>>
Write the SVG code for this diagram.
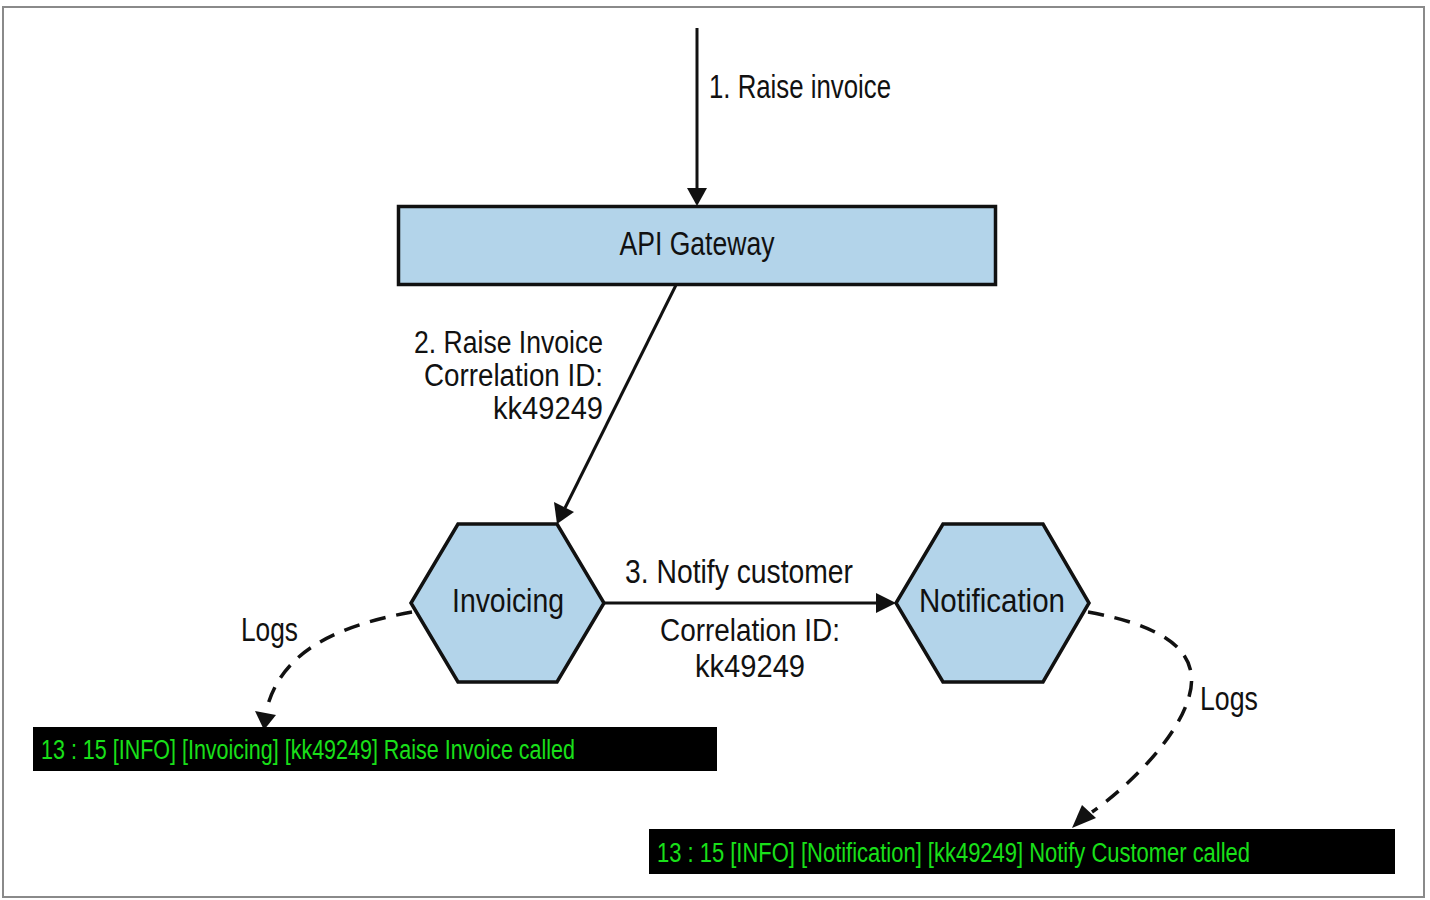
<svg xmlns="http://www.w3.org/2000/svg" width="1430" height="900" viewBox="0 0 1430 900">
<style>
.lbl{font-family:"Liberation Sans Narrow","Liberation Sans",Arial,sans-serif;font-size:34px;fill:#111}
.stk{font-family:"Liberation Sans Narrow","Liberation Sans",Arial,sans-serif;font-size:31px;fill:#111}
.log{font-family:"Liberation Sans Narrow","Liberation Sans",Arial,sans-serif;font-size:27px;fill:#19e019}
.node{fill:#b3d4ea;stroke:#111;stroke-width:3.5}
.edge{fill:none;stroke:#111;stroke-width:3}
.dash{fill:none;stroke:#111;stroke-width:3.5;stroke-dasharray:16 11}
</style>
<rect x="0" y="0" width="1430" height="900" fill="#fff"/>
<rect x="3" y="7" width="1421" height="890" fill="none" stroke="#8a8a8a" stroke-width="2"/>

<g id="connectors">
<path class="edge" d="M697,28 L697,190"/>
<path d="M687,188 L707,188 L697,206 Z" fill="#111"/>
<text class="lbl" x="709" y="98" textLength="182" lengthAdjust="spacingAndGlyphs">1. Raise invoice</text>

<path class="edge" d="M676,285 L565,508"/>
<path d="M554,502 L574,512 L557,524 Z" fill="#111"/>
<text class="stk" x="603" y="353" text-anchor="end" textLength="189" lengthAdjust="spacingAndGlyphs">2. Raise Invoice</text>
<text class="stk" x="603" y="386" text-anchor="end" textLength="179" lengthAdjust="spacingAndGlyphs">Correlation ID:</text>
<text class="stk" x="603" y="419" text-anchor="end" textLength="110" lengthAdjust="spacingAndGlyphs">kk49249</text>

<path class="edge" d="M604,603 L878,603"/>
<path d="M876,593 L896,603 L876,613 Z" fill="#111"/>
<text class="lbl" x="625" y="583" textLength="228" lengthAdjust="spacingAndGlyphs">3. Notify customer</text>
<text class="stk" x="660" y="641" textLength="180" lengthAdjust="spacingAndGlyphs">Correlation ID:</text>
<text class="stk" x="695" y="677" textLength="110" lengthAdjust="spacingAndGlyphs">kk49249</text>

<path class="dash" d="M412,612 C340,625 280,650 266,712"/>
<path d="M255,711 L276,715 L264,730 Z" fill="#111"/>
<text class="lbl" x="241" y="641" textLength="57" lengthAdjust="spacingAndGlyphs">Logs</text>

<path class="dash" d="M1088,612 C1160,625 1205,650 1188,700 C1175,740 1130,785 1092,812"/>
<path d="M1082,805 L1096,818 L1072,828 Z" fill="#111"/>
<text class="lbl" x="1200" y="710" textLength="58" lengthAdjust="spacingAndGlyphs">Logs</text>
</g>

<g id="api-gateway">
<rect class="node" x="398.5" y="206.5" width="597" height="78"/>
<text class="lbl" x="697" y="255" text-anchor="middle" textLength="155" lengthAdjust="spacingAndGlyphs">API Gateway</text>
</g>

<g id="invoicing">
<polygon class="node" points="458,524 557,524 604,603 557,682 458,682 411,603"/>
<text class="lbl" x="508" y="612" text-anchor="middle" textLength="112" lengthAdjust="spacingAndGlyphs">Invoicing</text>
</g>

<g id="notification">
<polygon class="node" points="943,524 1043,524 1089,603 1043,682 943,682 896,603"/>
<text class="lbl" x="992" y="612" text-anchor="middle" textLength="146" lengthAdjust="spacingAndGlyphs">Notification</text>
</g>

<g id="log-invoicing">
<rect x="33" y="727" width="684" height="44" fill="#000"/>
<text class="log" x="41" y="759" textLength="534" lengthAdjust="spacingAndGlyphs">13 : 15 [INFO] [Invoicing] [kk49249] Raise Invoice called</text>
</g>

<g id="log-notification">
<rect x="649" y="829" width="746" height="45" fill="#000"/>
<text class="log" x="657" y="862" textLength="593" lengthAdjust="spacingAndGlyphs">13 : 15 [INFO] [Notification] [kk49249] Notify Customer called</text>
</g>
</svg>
<<
## Work to do
Copy the whole listing above word for word but do not carry over the pictures.

## Expected output
Write the SVG code for this diagram.
<svg xmlns="http://www.w3.org/2000/svg" width="1430" height="900" viewBox="0 0 1430 900">
<style>
.lbl{font-family:"Liberation Sans Narrow","Liberation Sans",Arial,sans-serif;font-size:34px;fill:#111}
.stk{font-family:"Liberation Sans Narrow","Liberation Sans",Arial,sans-serif;font-size:31px;fill:#111}
.log{font-family:"Liberation Sans Narrow","Liberation Sans",Arial,sans-serif;font-size:27px;fill:#19e019}
.node{fill:#b3d4ea;stroke:#111;stroke-width:3.5}
.edge{fill:none;stroke:#111;stroke-width:3}
.dash{fill:none;stroke:#111;stroke-width:3.5;stroke-dasharray:16 11}
</style>
<rect x="0" y="0" width="1430" height="900" fill="#fff"/>
<rect x="3" y="7" width="1421" height="890" fill="none" stroke="#8a8a8a" stroke-width="2"/>

<g id="connectors">
<path class="edge" d="M697,28 L697,190"/>
<path d="M687,188 L707,188 L697,206 Z" fill="#111"/>
<text class="lbl" x="709" y="98" textLength="182" lengthAdjust="spacingAndGlyphs">1. Raise invoice</text>

<path class="edge" d="M676,285 L565,508"/>
<path d="M554,502 L574,512 L557,524 Z" fill="#111"/>
<text class="stk" x="603" y="353" text-anchor="end" textLength="189" lengthAdjust="spacingAndGlyphs">2. Raise Invoice</text>
<text class="stk" x="603" y="386" text-anchor="end" textLength="179" lengthAdjust="spacingAndGlyphs">Correlation ID:</text>
<text class="stk" x="603" y="419" text-anchor="end" textLength="110" lengthAdjust="spacingAndGlyphs">kk49249</text>

<path class="edge" d="M604,603 L878,603"/>
<path d="M876,593 L896,603 L876,613 Z" fill="#111"/>
<text class="lbl" x="625" y="583" textLength="228" lengthAdjust="spacingAndGlyphs">3. Notify customer</text>
<text class="stk" x="660" y="641" textLength="180" lengthAdjust="spacingAndGlyphs">Correlation ID:</text>
<text class="stk" x="695" y="677" textLength="110" lengthAdjust="spacingAndGlyphs">kk49249</text>

<path class="dash" d="M412,612 C340,625 280,650 266,712"/>
<path d="M255,711 L276,715 L264,730 Z" fill="#111"/>
<text class="lbl" x="241" y="641" textLength="57" lengthAdjust="spacingAndGlyphs">Logs</text>

<path class="dash" d="M1088,612 C1160,625 1205,650 1188,700 C1175,740 1130,785 1092,812"/>
<path d="M1082,805 L1096,818 L1072,828 Z" fill="#111"/>
<text class="lbl" x="1200" y="710" textLength="58" lengthAdjust="spacingAndGlyphs">Logs</text>
</g>

<g id="api-gateway">
<rect class="node" x="398.5" y="206.5" width="597" height="78"/>
<text class="lbl" x="697" y="255" text-anchor="middle" textLength="155" lengthAdjust="spacingAndGlyphs">API Gateway</text>
</g>

<g id="invoicing">
<polygon class="node" points="458,524 557,524 604,603 557,682 458,682 411,603"/>
<text class="lbl" x="508" y="612" text-anchor="middle" textLength="112" lengthAdjust="spacingAndGlyphs">Invoicing</text>
</g>

<g id="notification">
<polygon class="node" points="943,524 1043,524 1089,603 1043,682 943,682 896,603"/>
<text class="lbl" x="992" y="612" text-anchor="middle" textLength="146" lengthAdjust="spacingAndGlyphs">Notification</text>
</g>

<g id="log-invoicing">
<rect x="33" y="727" width="684" height="44" fill="#000"/>
<text class="log" x="41" y="759" textLength="534" lengthAdjust="spacingAndGlyphs">13 : 15 [INFO] [Invoicing] [kk49249] Raise Invoice called</text>
</g>

<g id="log-notification">
<rect x="649" y="829" width="746" height="45" fill="#000"/>
<text class="log" x="657" y="862" textLength="593" lengthAdjust="spacingAndGlyphs">13 : 15 [INFO] [Notification] [kk49249] Notify Customer called</text>
</g>
</svg>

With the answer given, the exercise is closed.